Retype, word for word, the lines from the first line of the entries through the line that holds "const plotLeft = 51, plotRight"; leave out the pictures.
BEGIN Recorded information
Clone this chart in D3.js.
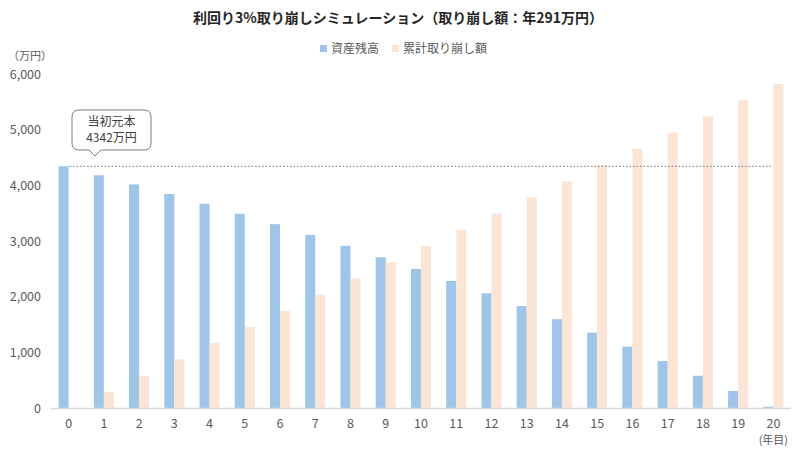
<html>
  <head>
    <meta charset="utf-8" />
    <script src="https://d3js.org/d3.v7.min.js"></script>
    <style>
      body { margin: 0; background: #fff; }
      text { font-family: "Noto Sans CJK JP", "Noto Sans", sans-serif; }
    </style>
  </head>
  <body>
    <svg id="chart" width="800" height="450"></svg>
    <script>
      const years = d3.range(0, 21).map(String);
      const balance = [4342, 4181, 4016, 3845, 3670, 3489, 3302, 3110, 2913, 2709, 2499,
                       2283, 2061, 1832, 1596, 1353, 1102, 844, 579, 305, 23];
      const withdrawn = [0, 291, 582, 873, 1164, 1455, 1746, 2037, 2328, 2619, 2910,
                         3201, 3492, 3783, 4074, 4365, 4656, 4947, 5238, 5529, 5820];
      const seriesNames = ["資産残高", "累計取り崩し額"];
      const yTicks = [0, 1000, 2000, 3000, 4000, 5000, 6000];
      const principal = 4342;

      const colors = ["#9fc5e8", "#fbe5d6"];
      const svg = d3.select("#chart");
      const plotLeft = 51, plotRight = 791, plotTop = 74, plotBottom = 408;

      const x = d3.scaleBand().domain(years).range([plotLeft, plotRight])
        .paddingInner(0.43).paddingOuter(0.215);
      const xSub = d3.scaleBand().domain([0, 1]).range([0, x.bandwidth()]);
      const y = d3.scaleLinear().domain([0, 6000]).range([plotBottom, plotTop]);

      // title
      svg.append("text").attr("x", 398).attr("y", 23).attr("text-anchor", "middle")
        .attr("font-size", 14).attr("font-weight", "bold").attr("fill", "#262626")
        .text("利回り3%取り崩しシミュレーション（取り崩し額：年291万円）");

      // legend
      const legend = svg.append("g").attr("font-size", 12).attr("fill", "#595959");
      [[320, 0], [392, 1]].forEach(([lx, i]) => {
        legend.append("rect").attr("x", lx).attr("y", 45).attr("width", 7).attr("height", 7)
          .attr("fill", colors[i]);
        legend.append("text").attr("x", lx + 11).attr("y", 53).text(seriesNames[i]);
      });

      // y axis
      const yAxis = svg.append("g").attr("transform", `translate(${plotLeft - 7},0)`)
        .call(d3.axisLeft(y).tickValues(yTicks).tickFormat(d3.format(",")).tickSize(0));
      yAxis.select(".domain").remove();
      yAxis.selectAll("text").attr("font-size", 12.5).attr("fill", "#595959")
        .attr("font-family", "'Noto Sans CJK JP', sans-serif");
      svg.append("text").attr("x", 8).attr("y", 60).attr("font-size", 11).attr("fill", "#595959")
        .text("（万円）");

      // bars
      const groups = svg.append("g").selectAll("g").data(years).join("g")
        .attr("transform", d => `translate(${x(d)},0)`);
      groups.append("rect")
        .attr("x", xSub(0)).attr("width", xSub.bandwidth())
        .attr("y", (d, i) => y(balance[i])).attr("height", (d, i) => plotBottom - y(balance[i]))
        .attr("fill", colors[0]);
      groups.append("rect")
        .attr("x", xSub(1)).attr("width", xSub.bandwidth())
        .attr("y", (d, i) => y(withdrawn[i])).attr("height", (d, i) => plotBottom - y(withdrawn[i]))
        .attr("fill", colors[1]);

      // baseline + x axis
      svg.append("line").attr("x1", plotLeft).attr("x2", plotRight)
        .attr("y1", plotBottom + 0.5).attr("y2", plotBottom + 0.5)
        .attr("stroke", "#d9d9d9").attr("stroke-width", 1.5);
      const xAxis = svg.append("g").attr("transform", `translate(0,${plotBottom + 8})`)
        .call(d3.axisBottom(x).tickSize(0));
      xAxis.select(".domain").remove();
      xAxis.selectAll("text").attr("font-size", 12.5).attr("fill", "#595959")
        .attr("font-family", "'Noto Sans CJK JP', sans-serif");
      svg.append("text").attr("x", x("20") + x.bandwidth() / 2).attr("y", 444)
        .attr("text-anchor", "middle").attr("font-size", 11).attr("fill", "#595959").text("(年目)");

      // principal reference line
      svg.append("line")
        .attr("x1", x("0") + x.bandwidth() / 2 + 1).attr("x2", x("20") + x.bandwidth() / 2 - 2)
        .attr("y1", y(principal)).attr("y2", y(principal))
        .attr("stroke", "#8c8c8c").attr("stroke-width", 1.2).attr("stroke-dasharray", "1.5,2");

      // callout
      const cx = 72, cy = 110, cw = 79, ch = 40, px = 95;
      const r = 7;
      svg.append("path")
        .attr("d", `M${cx + r},${cy} H${cx + cw - r} Q${cx + cw},${cy} ${cx + cw},${cy + r}
          V${cy + ch - r} Q${cx + cw},${cy + ch} ${cx + cw - r},${cy + ch}
          H${px + 6} L${px},${cy + ch + 6} L${px - 6},${cy + ch}
          H${cx + r} Q${cx},${cy + ch} ${cx},${cy + ch - r} V${cy + r} Q${cx},${cy} ${cx + r},${cy} Z`)
        .attr("fill", "#fff").attr("stroke", "#7f7f7f").attr("stroke-width", 1);
      svg.append("text").attr("x", cx + cw / 2).attr("y", cy + 16).attr("text-anchor", "middle")
        .attr("font-size", 12).attr("fill", "#404040").text("当初元本");
      svg.append("text").attr("x", cx + cw / 2).attr("y", cy + 32).attr("text-anchor", "middle")
        .attr("font-size", 12).attr("fill", "#404040").text(`${principal}万円`);
    </script>
  </body>
</html>
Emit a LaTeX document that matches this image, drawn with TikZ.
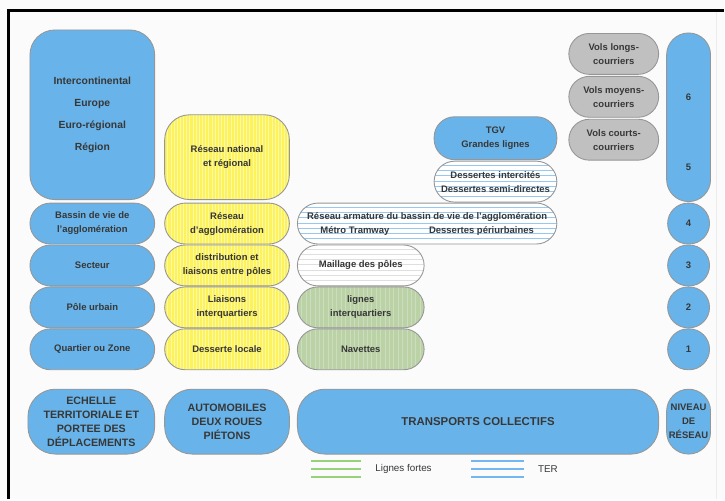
\documentclass[tikz,border=0pt]{standalone}
\usepackage{fontspec}
\setmainfont{Liberation Sans}
\usetikzlibrary{positioning}

\definecolor{bleuR}{RGB}{104,180,234}
\definecolor{jauneR}{RGB}{251,242,92}
\definecolor{vertR}{RGB}{186,210,166}
\definecolor{grisR}{RGB}{192,192,192}
\definecolor{bordR}{RGB}{150,150,150}
\definecolor{texteR}{RGB}{55,55,55}
\definecolor{terR}{RGB}{150,200,240}
\definecolor{fortesR}{RGB}{150,210,120}
\definecolor{legterR}{RGB}{115,182,240}

\tikzset{
  boite/.style={draw=bordR, line width=0.5pt, align=center, inner sep=1pt,
    text=texteR, font=\bfseries\fontsize{5.4}{8}\selectfont},
  capsule/.style={boite, rounded corners=0.41cm, minimum height=0.82cm},
  bleu/.style={fill=bleuR},
  jaune/.style={fill=jauneR, path picture={
    \foreach \k in {1,...,40}
      \draw[white!45!jauneR, line width=0.5pt]
        ([xshift=\k*1.8pt]path picture bounding box.south west) --
        ([xshift=\k*1.8pt]path picture bounding box.north west);}},
  vert/.style={fill=vertR, path picture={
    \foreach \k in {1,...,30}
      \draw[white!25!vertR, line width=0.5pt]
        ([xshift=\k*2.5pt]path picture bounding box.south west) --
        ([xshift=\k*2.5pt]path picture bounding box.north west);}},
  ter/.style={fill=white, path picture={
    \foreach \k in {1,...,7}
      \draw[#1, line width=0.5pt]
        ([yshift=\k*3pt]path picture bounding box.south west) --
        ([yshift=\k*3pt]path picture bounding box.south east);}},
  gris/.style={fill=grisR},
  titre/.style={boite, bleu, minimum height=1.3cm, rounded corners=0.55cm,
    font=\bfseries\fontsize{6.1}{8}\selectfont},
  legende/.style={text=texteR, font=\fontsize{5.6}{8}\selectfont, anchor=west}
}

\begin{document}
\begin{tikzpicture}[x=0.02cm, y=-0.02cm]

% fond et cadre
\fill[gray!3] (0,0) rectangle (725,500);
\draw[line width=1.7pt] (8.5,500) -- (8.5,10.5) -- (725,10.5);
\draw[gray!15, line width=0.6pt] (718,12) -- (718,500);

% Echelle territoriale
\node[boite, bleu, minimum width=2.5cm, minimum height=3.4cm, rounded corners=0.5cm,
  font=\bfseries\fontsize{5.9}{8}\selectfont]
  (monde) at (92.5,115) {Intercontinental\\[4.5pt] Europe\\[4.5pt] Euro-régional\\[4.5pt] Région};
\node[capsule, bleu, minimum width=2.5cm] (bassin) at (92.5,224) {Bassin de vie de\\ l'agglomération};
\node[capsule, bleu, minimum width=2.5cm] (secteur) at (92.5,266) {Secteur};
\node[capsule, bleu, minimum width=2.5cm] (pole) at (92.5,308) {Pôle urbain};
\node[capsule, bleu, minimum width=2.5cm] (quartier) at (92.5,350) {Quartier ou Zone};

% Automobiles
\node[boite, jaune, minimum width=2.5cm, minimum height=1.7cm, rounded corners=0.5cm]
  (national) at (227.5,157.5) {Réseau national\\ et régional};
\node[capsule, jaune, minimum width=2.5cm] (agglo) at (227.5,224) {Réseau\\ d'agglomération};
\node[capsule, jaune, minimum width=2.5cm] (distrib) at (227.5,266) {distribution et\\ liaisons entre pôles};
\node[capsule, jaune, minimum width=2.5cm] (liaisons) at (227.5,308) {Liaisons\\ interquartiers};
\node[capsule, jaune, minimum width=2.5cm] (desserte) at (227.5,350) {Desserte locale};

% Transports collectifs
\node[capsule, bleu, minimum width=2.46cm, minimum height=0.86cm] (tgv) at (496.5,138.5) {TGV\\ Grandes lignes};
\node[capsule, ter=terR, minimum width=2.46cm] (intercites) at (496.5,182) {Dessertes intercités\\ Dessertes semi-directes};
\node[capsule, ter=terR, minimum width=5.2cm] (armature) at (428,224)
  {Réseau armature du bassin de vie de l'agglomération\\ Métro Tramway\hspace{4.2em}Dessertes périurbaines};
\node[capsule, ter=gray!25, minimum width=2.54cm] (maillage) at (361.5,266) {Maillage des pôles};
\node[capsule, vert, minimum width=2.54cm] (lignes) at (361.5,308) {lignes\\ interquartiers};
\node[capsule, vert, minimum width=2.54cm] (navettes) at (361.5,350) {Navettes};

% Aerien
\node[capsule, gris, minimum width=1.8cm] (longs) at (615,54) {Vols longs-\\ courriers};
\node[capsule, gris, minimum width=1.8cm] (moyens) at (615,97) {Vols moyens-\\ courriers};
\node[capsule, gris, minimum width=1.8cm] (courts) at (615,140) {Vols courts-\\ courriers};

% Niveaux
\node[boite, bleu, minimum width=0.88cm, minimum height=3.38cm, rounded corners=0.44cm]
  (n65) at (690,117.5) {};
\node[text=texteR, font=\bfseries\fontsize{5.4}{8}\selectfont] (n6) at (690,97) {6};
\node[text=texteR, font=\bfseries\fontsize{5.4}{8}\selectfont] (n5) at (690,168) {5};
\node[capsule, bleu, minimum width=0.84cm] (n4) at (690,224) {4};
\node[capsule, bleu, minimum width=0.84cm] (n3) at (690,266) {3};
\node[capsule, bleu, minimum width=0.84cm] (n2) at (690,308) {2};
\node[capsule, bleu, minimum width=0.84cm] (n1) at (690,350) {1};

% Titres
\node[titre, minimum width=2.54cm] (echelle) at (91.5,422.5)
  {ECHELLE\\ TERRITORIALE ET\\ PORTEE DES\\ DÉPLACEMENTS};
\node[titre, minimum width=2.5cm] (automobiles) at (227.5,422.5)
  {AUTOMOBILES\\ DEUX ROUES\\ PIÉTONS};
\node[titre, minimum width=7.24cm, font=\bfseries\fontsize{6.5}{8}\selectfont] (transports) at (479,422.5) {TRANSPORTS COLLECTIFS};
\node[titre, minimum width=0.88cm, rounded corners=0.44cm, inner sep=0pt,
  font=\bfseries\fontsize{5.4}{8}\selectfont] (niveau) at (690,422.5)
  {NIVEAU\\ DE\\ RÉSEAU};

% Legende
\node[legende] (lfortes) at (370,470) {Lignes fortes};
\node[legende] (terl) at (533,470) {TER};
\foreach \y in {462,470,478}{
  \draw[fortesR, line width=0.7pt] (312,\y) -- (362,\y);
  \draw[legterR, line width=0.7pt] (472,\y) -- (525,\y);
}

\end{tikzpicture}
\end{document}
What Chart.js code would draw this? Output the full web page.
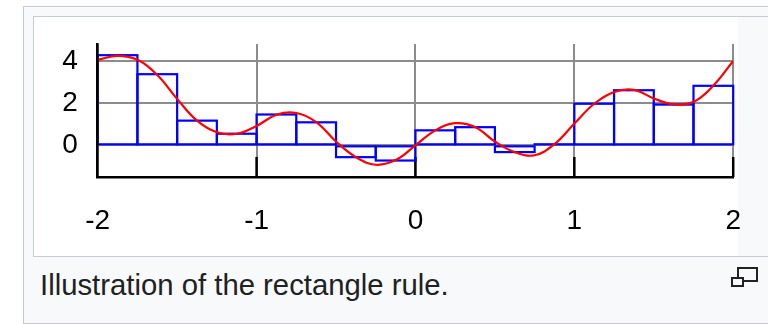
<!DOCTYPE html>
<html>
<head>
<meta charset="utf-8">
<script src="https://cdn.jsdelivr.net/npm/chart.js@4.4.0/dist/chart.umd.min.js"></script>
<style>
  html, body { margin: 0; padding: 0; background: #fff; }
  body { width: 768px; height: 324px; position: relative; overflow: hidden; font-family: "Liberation Sans", Arial, sans-serif; }
  .thumb { position: absolute; left: 23px; top: 6px; width: 790px; height: 318px; box-sizing: border-box; border: 1px solid #c8ccd1; background: #f8f9fa; }
  .image { position: absolute; left: 33px; top: 16px; width: 780px; height: 241px; box-sizing: border-box; border: 1px solid #c8ccd1; background: #f8f9fa; }
  .white { position: absolute; left: 34px; top: 17px; width: 704px; height: 239px; background: #fff; }
  #chart { position: absolute; left: 0; top: 0; }
  .caption { position: absolute; left: 40px; top: 268px; font-size: 29.3px; line-height: 34px; color: #202122; white-space: nowrap; }
  .mag-big { position: absolute; left: 737px; top: 267px; width: 21px; height: 15px; box-sizing: border-box; border: 2px solid #222; }
  .mag-small { position: absolute; left: 731px; top: 277px; width: 13px; height: 10px; box-sizing: border-box; border: 2px solid #222; background: #f8f9fa; }
</style>
</head>
<body>
<div class="thumb"></div>
<div class="image"></div>
<div class="white"></div>
<div class="caption">Illustration of the rectangle rule.</div>
<div class="mag-big"></div>
<div class="mag-small"></div>
<canvas id="chart" width="768" height="324"></canvas>
<script>
// axis ticks
const xTicks = [-2, -1, 0, 1, 2];
const yTicks = [0, 2, 4];

// rectangles: midpoint of each 0.25 wide strip and its height
const stripMids = [-1.875, -1.625, -1.375, -1.125, -0.875, -0.625, -0.375, -0.125,
                   0.125, 0.375, 0.625, 0.875, 1.125, 1.375, 1.625, 1.875];
const stripHeights = [4.27, 3.37, 1.17, 0.55, 1.46, 1.09, -0.56, -0.72,
                      0.71, 0.86, -0.32, 0.05, 1.97, 2.61, 1.93, 2.82];

// the red function
const curveX = [-2, -1.875, -1.75, -1.625, -1.5, -1.375, -1.25, -1.125, -1,
                -0.875, -0.75, -0.625, -0.5, -0.375, -0.25, -0.125, 0,
                0.125, 0.25, 0.375, 0.5, 0.625, 0.75, 0.875, 1,
                1.125, 1.25, 1.375, 1.5, 1.625, 1.75, 1.875, 2];
const curveY = [4.05, 4.24, 4.05, 3.33, 2.2, 1.17, 0.62, 0.55, 0.92,
                1.45, 1.53, 1.1, 0.18, -0.56, -0.92, -0.7, 0.0,
                0.71, 1.05, 0.87, 0.18, -0.32, -0.47, 0.06, 1.03,
                1.97, 2.53, 2.63, 2.22, 1.94, 2.06, 2.83, 4.0];

const BLUE = '#0000ff';
const RED = '#ff0000';
const GRID = '#8c8c8c';
const FONT = { family: '"Liberation Sans", Arial, sans-serif', size: 28 };

// outlines of the rectangles, stroked on the bar elements
const rectOutline = {
  id: 'rectOutline',
  afterDatasetDraw(chart, args) {
    if (args.meta.type !== 'bar') return;
    const ctx = chart.ctx;
    ctx.save();
    ctx.strokeStyle = BLUE;
    ctx.lineWidth = 2.2;
    args.meta.data.forEach((bar) => {
      const top = Math.min(bar.y, bar.base);
      ctx.strokeRect(bar.x - bar.width / 2, top, bar.width, Math.abs(bar.base - bar.y));
    });
    ctx.restore();
  },
};

// short black tick marks pointing up from the x axis
const innerTicks = {
  id: 'innerTicks',
  beforeDatasetsDraw(chart) {
    const ctx = chart.ctx;
    const area = chart.chartArea;
    const x = chart.scales.x;
    ctx.save();
    ctx.strokeStyle = '#000';
    ctx.lineWidth = 2.5;
    xTicks.slice(1).forEach((v) => {
      const px = x.getPixelForValue(v);
      ctx.beginPath();
      ctx.moveTo(px, area.bottom);
      ctx.lineTo(px, area.bottom - 20);
      ctx.stroke();
    });
    ctx.restore();
  },
};

new Chart(document.getElementById('chart').getContext('2d'), {
  type: 'bar',
  data: {
    datasets: [
      {
        type: 'line',
        data: curveX.map((x, i) => ({ x, y: curveY[i] })),
        borderColor: RED,
        borderWidth: 2.2,
        pointRadius: 0,
        tension: 0.4,
        fill: false,
        order: 0,
      },
      {
        type: 'bar',
        data: stripMids.map((x, i) => ({ x, y: stripHeights[i] })),
        backgroundColor: 'rgba(0,0,0,0)',
        borderWidth: 0,
        barPercentage: 1,
        categoryPercentage: 1,
        order: 1,
      },
    ],
  },
  options: {
    responsive: false,
    animation: false,
    events: [],
    layout: { padding: { left: 37.7, right: 34.4, top: 44, bottom: 67 } },
    plugins: { legend: { display: false }, tooltip: { enabled: false } },
    scales: {
      x: {
        type: 'linear',
        min: -2,
        max: 2,
        offset: false,
        afterBuildTicks: (s) => { s.ticks = xTicks.map((v) => ({ value: v })); },
        afterFit: (s) => { s.height = 80; },
        grid: { color: GRID, lineWidth: 2, drawTicks: false, offset: false },
        border: { color: '#000', width: 2.5, z: 1 },
        ticks: { color: '#000', font: FONT, padding: 27, maxRotation: 0 },
      },
      y: {
        type: 'linear',
        min: -1.5,
        max: 4.8,
        afterBuildTicks: (s) => { s.ticks = yTicks.map((v) => ({ value: v })); },
        afterFit: (s) => { s.width = 60; },
        grid: { color: GRID, lineWidth: 2, drawTicks: false },
        border: { color: '#000', width: 2.5, z: 1 },
        ticks: { color: '#000', font: FONT, padding: 20 },
      },
    },
  },
  plugins: [rectOutline, innerTicks],
});
</script>
</body>
</html>
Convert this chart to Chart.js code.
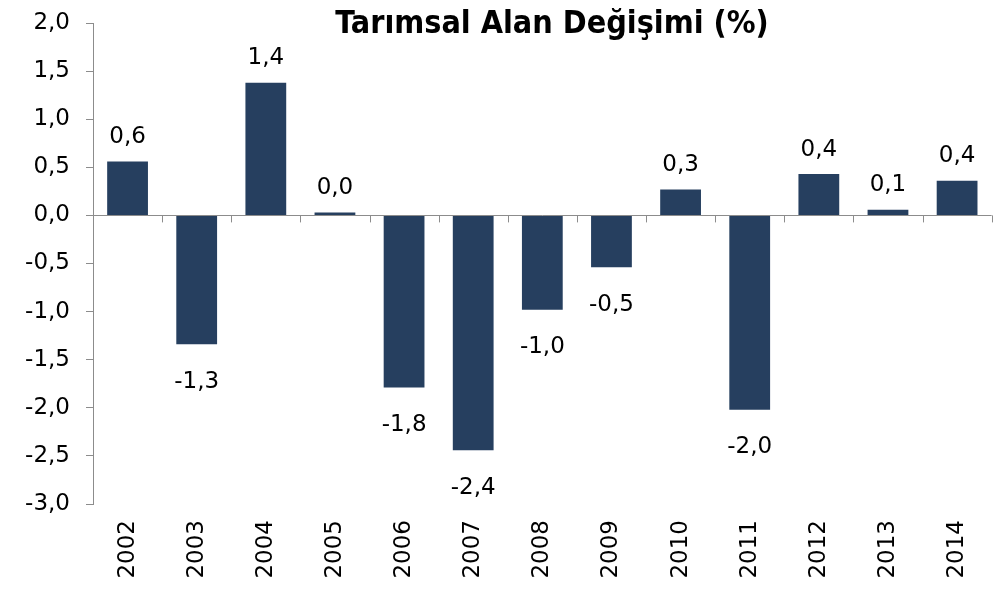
<!DOCTYPE html>
<html>
<head>
<meta charset="utf-8">
<script src="https://cdn.jsdelivr.net/npm/chart.js@4/dist/chart.umd.min.js"></script>
<style>
    html, body { margin: 0; padding: 0; background: #fff; }
    #wrap { width: 1001px; height: 595px; }
</style>
</head>
<body>
<div id="wrap"><canvas id="chartAlan" width="1001" height="595"></canvas></div>
<script>
const yillar = ["2002", "2003", "2004", "2005", "2006", "2007", "2008", "2009", "2010", "2011", "2012", "2013", "2014"];
const degisim = [0.56, -1.34, 1.38, 0.03, -1.79, -2.44, -0.98, -0.54, 0.27, -2.02, 0.43, 0.06, 0.36];
const etiketler = ["0,6", "-1,3", "1,4", "0,0", "-1,8", "-2,4", "-1,0", "-0,5", "0,3", "-2,0", "0,4", "0,1", "0,4"];
const judul = "Tarımsal Alan Değişimi (%)";

const GRI = "#8c8c8c";
const LACI = "#263f5f";
const FONT = "'DejaVu Sans', sans-serif";

function formatVirgul(v) {
    return v.toFixed(1).replace(".", ",");
}

// title, value labels and the small ticks on the zero line
const ekstraPlugin = {
    id: "ekstra",
    afterDatasetsDraw(chart) {
        const ctx = chart.ctx;
        const x = chart.scales.x;
        const y = chart.scales.y;
        const nol = y.getPixelForValue(0);

        ctx.save();
        ctx.strokeStyle = GRI;
        ctx.lineWidth = 1;
        const lebar = x.getPixelForTick(1) - x.getPixelForTick(0);
        for (let i = 0; i < yillar.length; i++) {
            const px = Math.round(x.getPixelForTick(i) + lebar / 2) + 0.5;
            ctx.beginPath();
            ctx.moveTo(px, nol);
            ctx.lineTo(px, nol + 7);
            ctx.stroke();
        }

        ctx.fillStyle = "#000";
        ctx.font = "23px " + FONT;
        ctx.textAlign = "center";
        const meta = chart.getDatasetMeta(0);
        meta.data.forEach((bar, i) => {
            if (degisim[i] >= 0) {
                ctx.textBaseline = "bottom";
                ctx.fillText(etiketler[i], bar.x, bar.y - 13);
            } else {
                ctx.textBaseline = "top";
                ctx.fillText(etiketler[i], bar.x, bar.y + 26);
            }
        });

        ctx.font = "bold 32px 'DejaVu Sans Condensed', sans-serif";
        ctx.textBaseline = "middle";
        ctx.fillText(judul, 552, 25);
        ctx.restore();
    }
};

new Chart(document.getElementById("chartAlan"), {
    type: "bar",
    data: {
        labels: yillar,
        datasets: [{
            data: degisim,
            backgroundColor: LACI,
            borderWidth: 0,
            barPercentage: 0.59,
            categoryPercentage: 1
        }]
    },
    options: {
        responsive: false,
        animation: false,
        layout: { padding: { top: 23, right: 8, bottom: 0, left: 0 } },
        plugins: {
            legend: { display: false },
            tooltip: { enabled: false }
        },
        scales: {
            x: {
                position: "bottom",
                grid: { display: false, drawTicks: false },
                border: { display: false },
                ticks: {
                    color: "#000",
                    font: { family: FONT, size: 23 },
                    minRotation: 90,
                    maxRotation: 90,
                    padding: 16
                },
                afterFit(scale) { scale.height = 91; }
            },
            y: {
                min: -3,
                max: 2,
                grid: {
                    color: c => (c.tick && c.tick.value === 0 ? GRI : "rgba(0,0,0,0)"),
                    tickColor: GRI,
                    tickLength: 7,
                    lineWidth: 1
                },
                border: { display: true, color: GRI, width: 1 },
                ticks: {
                    stepSize: 0.5,
                    color: "#000",
                    font: { family: FONT, size: 23 },
                    padding: 16,
                    callback: v => formatVirgul(v)
                },
                afterFit(scale) {
                    scale.width = 93;
                    scale.paddingTop = 0;
                    scale.paddingBottom = 0;
                }
            }
        }
    },
    plugins: [ekstraPlugin]
});
</script>
</body>
</html>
END Recorded information
Exercise output:
Clone this chart in D3.js.
<html>
  <head>
    <meta charset="utf-8" />
    <script src="https://d3js.org/d3.v7.min.js"></script>
    <style>
      body { margin: 0; background: #fff; }
      text { font-family: "Noto Sans CJK JP", "Noto Sans", sans-serif; }
    </style>
  </head>
  <body>
    <svg id="chart" width="800" height="450"></svg>
    <script>
      const years = d3.range(0, 21).map(String);
      const balance = [4342, 4181, 4016, 3845, 3670, 3489, 3302, 3110, 2913, 2709, 2499,
                       2283, 2061, 1832, 1596, 1353, 1102, 844, 579, 305, 23];
      const withdrawn = [0, 291, 582, 873, 1164, 1455, 1746, 2037, 2328, 2619, 2910,
                         3201, 3492, 3783, 4074, 4365, 4656, 4947, 5238, 5529, 5820];
      const seriesNames = ["資産残高", "累計取り崩し額"];
      const yTicks = [0, 1000, 2000, 3000, 4000, 5000, 6000];
      const principal = 4342;

      const colors = ["#9fc5e8", "#fbe5d6"];
      const svg = d3.select("#chart");
      const plotLeft = 51, plotRight = 791, plotTop = 74, plotBottom = 408;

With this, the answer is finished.